Professor, Boston University & Distinguished Professor, Institute of Physics, CAS

Abstract
Theoretical descriptions of quantum phase transitions have indicated the existence of critical points with higher symmetry than those of the underlying Hamiltonian. Points of emergent symmetry have not been expected at discontinuous (first-order) transitions, however, but our recent work shows that this is also a possibility [1]. I will discuss an apparent symmetry enhanced first-order phase transition in a two-dimensional quantum magnet, where phase coexistence at the transition takes the form of an enhanced rotational symmetry in a space of two order parameters. The system hosts the same kind of antiferromagnetic (AFM) and plaquette singlet (PS) states recently detected in SrCu2(BO3)2 under high pressure. Using quantum Monte Carlo simulations, we observe that the O(3) symmetric AFM order and the Z2 symmetric PS order form an O(4) vector at the transition. The control parameter (a coupling ratio) rotates the vector from the AFM sector to the PS sector, with the length of the combined order parameter vector always remaining non-zero. This phenomenon should be observable in neutron scattering experiments on SrCu2(BO3)2, and we also propose the possibility to detect the PS phase and observe manifestations of the enhanced symmetry in high-pressure studies of the specific heat.
 [1] B. Zhao, P. Weinberg, A. W. Sandvik (in preparation)

Brief CV of Prof.

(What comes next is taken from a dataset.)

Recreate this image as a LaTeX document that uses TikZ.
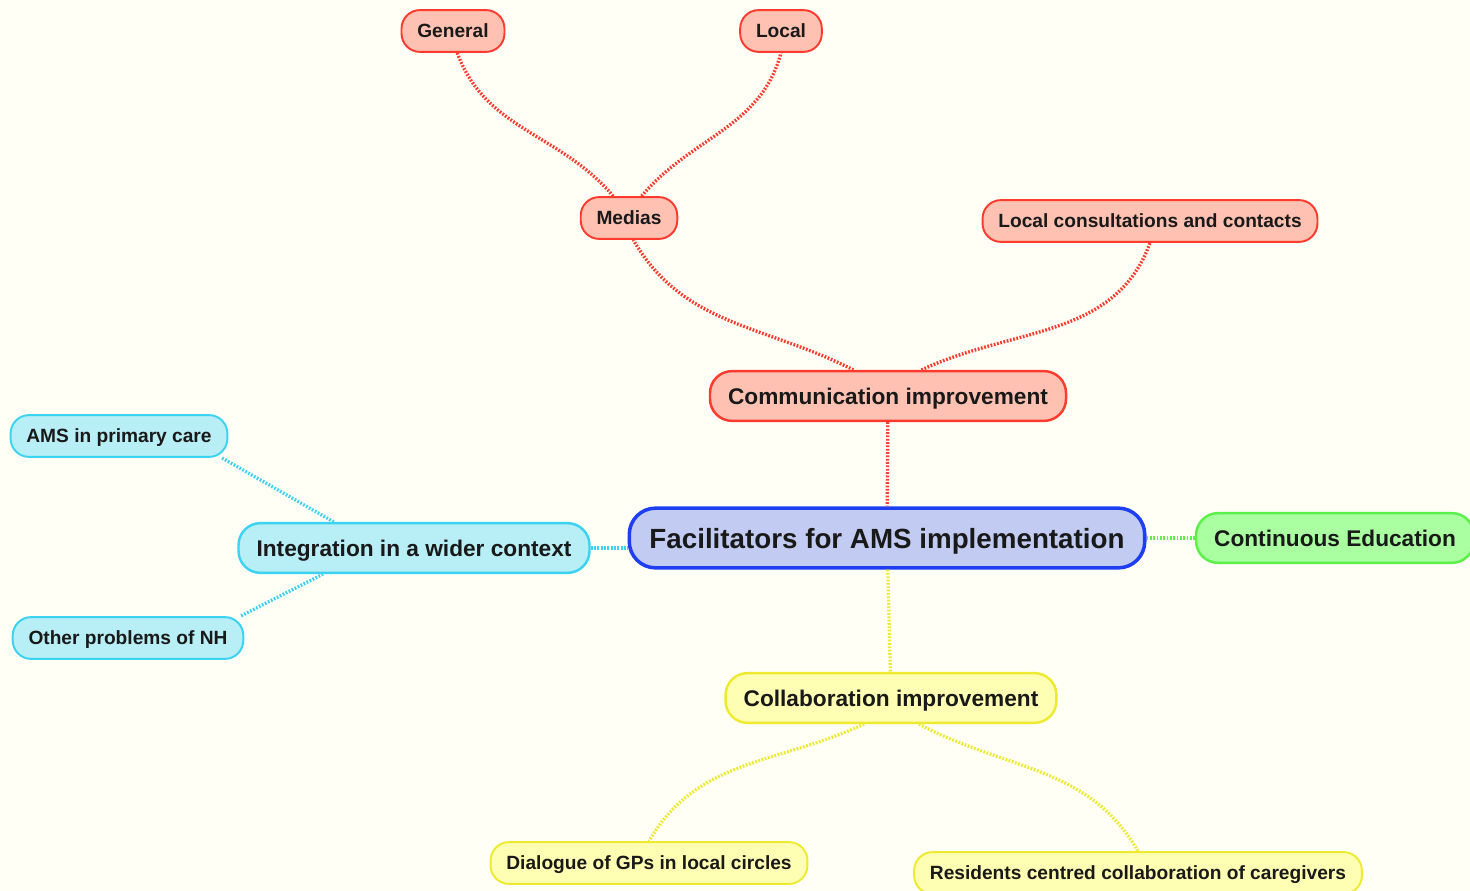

Anders W. Sandvik:
Prof. Sandvik completed his M.Sc. at Åbo Akademi University in Finland and his Ph.D. at the University of California, Santa Barbara, in 1993. He carried out postdoctoral work at Florida State University, the University of Illinois at Urbana-Champaign, and Los Alamos National Laboratory, before returning to Finland as a Senior Fellow of the Academy of Finland in 2000. He joined the Boston University as an Associate Professor of Physics in 2004 and was promoted to Full Professor in 2008. In 2018 he joined the Institute of Physics of the Chinese Academy of Sciences as a Distinguished Professor. He has published more than 100 research articles on computational algorithms and their applications to condensed-matter systems at the electronic level. In recognition of his work on quantum magnetism, he was elected a Fellow of the American Physical Society in 2007. His recent research has been focused on quantum phase transitions beyond the standard paradigms.